L’entusiasmo dei locali fu straordinario tanto che il valoroso aviatore decise di rivolgere il discorso di ringraziamento per i festeggiamenti in lingua quechua. Velasco Astete non fu solo protagonista di una importante prodezza ma sollevò col suo esempio l’autostima di tutti i meticci peruviani, “cholos” come lui. Bisogna immaginare all’epoca che la società di quel paese era dominata dai discendenti bianchi dei conquistadores che vivevano sulla costa e consideravano inferiori i nativi e i meticci, quindi il significato dell’impresa travalicò quello strettamente aeronautico causando un entusiasmo incontenibile sugli altopiani.

Il mese successivo, nel suo volo di ritorno a Lima, fu invitato a prendere terra anche a Puno sul lago Titicaca, dove la folla, impazzita di gioia, invase il campo d’atterraggio costringendo il pilota a due riattaccate disperate per non ferire qualcuno. Nel secondo tentativo, l'urto contro un muretto di recinzione distrusse l’aereo e gli provocò ferite mortali.
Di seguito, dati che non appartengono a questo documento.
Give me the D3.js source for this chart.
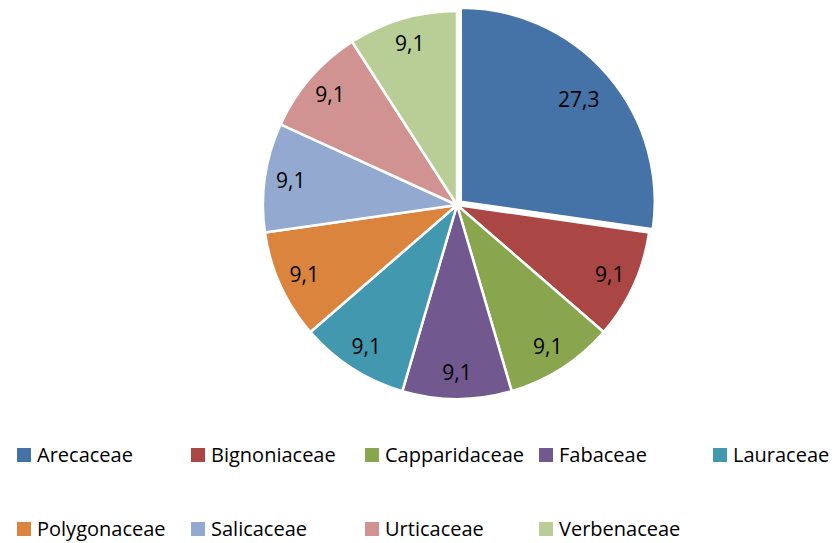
<!DOCTYPE html>
<html>
<head>
<meta charset="utf-8">
<script src="https://cdn.jsdelivr.net/npm/d3@7"></script>
<style>
  body { margin: 0; background: #fff; }
  svg text { font-family: "Open Sans", Carlito, Calibri, sans-serif; fill: #000; }
</style>
</head>
<body>
<div id="vis"></div>
<script>
const width = 834;
const height = 543;

const families = ['Arecaceae', 'Bignoniaceae', 'Capparidaceae', 'Fabaceae', 'Lauraceae',
    'Polygonaceae', 'Salicaceae', 'Urticaceae', 'Verbenaceae'];
const shares = [27.3, 9.1, 9.1, 9.1, 9.1, 9.1, 9.1, 9.1, 9.1];
const labels = ['27,3', '9,1', '9,1', '9,1', '9,1', '9,1', '9,1', '9,1', '9,1'];
const colors = ['#4572A7', '#AA4643', '#89A54E', '#71588F', '#4198AF',
    '#DB843D', '#93A9CF', '#D19392', '#B9CD96'];

const cx = 457, cy = 205, radius = 194;

const svg = d3.select('#vis')
    .append('svg')
    .attr('width', width)
    .attr('height', height);

const pie = d3.pie().value(d => d).sort(null);
const arcs = pie(shares);
const arc = d3.arc().innerRadius(0).outerRadius(radius);

const g = svg.append('g').attr('transform', `translate(${cx},${cy})`);

// first slice is pulled out a little
function offset(d, i) {
    if (i !== 0) return [0, 0];
    const a = (d.startAngle + d.endAngle) / 2;
    return [Math.sin(a) * 5, -Math.cos(a) * 5];
}

g.selectAll('.slice')
    .data(arcs)
    .enter()
    .append('path')
    .attr('class', 'slice')
    .attr('d', arc)
    .attr('transform', (d, i) => `translate(${offset(d, i)})`)
    .attr('fill', (d, i) => colors[i])
    .attr('stroke', '#fff')
    .attr('stroke-width', 2.5)
    .attr('stroke-linejoin', 'round');

// value labels
g.selectAll('.value')
    .data(arcs)
    .enter()
    .append('text')
    .attr('class', 'value')
    .attr('transform', (d, i) => {
        const a = (d.startAngle + d.endAngle) / 2;
        const r = i === 0 ? 156 : 168;
        const [ox, oy] = offset(d, i);
        return `translate(${Math.sin(a) * r + ox},${-Math.cos(a) * r + oy})`;
    })
    .attr('text-anchor', 'middle')
    .attr('dy', '0.35em')
    .style('font-size', '21px')
    .text((d, i) => labels[i]);

// legend, two rows of five / four
const legend = svg.append('g').attr('class', 'legend');
const item = legend.selectAll('.legend-item')
    .data(families)
    .enter()
    .append('g')
    .attr('class', 'legend-item')
    .attr('transform', (d, i) => `translate(${17 + (i % 5) * 174},${i < 5 ? 455 : 529})`);

item.append('rect')
    .attr('x', 0)
    .attr('y', -7)
    .attr('width', 14)
    .attr('height', 14)
    .attr('fill', (d, i) => colors[i]);

item.append('text')
    .attr('x', 20)
    .attr('dy', '0.35em')
    .style('font-size', '20px')
    .text(d => d);
</script>
</body>
</html>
Terminava così, a soli 28 anni, l’avventura del prode Alejandro che però non fu mai dimenticato: un imponente monumento bronzeo e una strada lo ricordano nella sua città natale, anche a Lima gli è stata intitolata una strada ed il nome che porta l’aeroporto internazionale di Cuzco è proprio quello del tenente Velasco. All’interno dell’aerostazione c’è una vetrinetta con dei cimeli dell’aviatore come piccolo museo, invece una riproduzione dello SVA- 5 “Cuzco” fa da “gate guardian” nel museo aeronautico del Perù organizzato presso la base di Las Palmas, dove la sesta sala è dedicata al nostro eroe.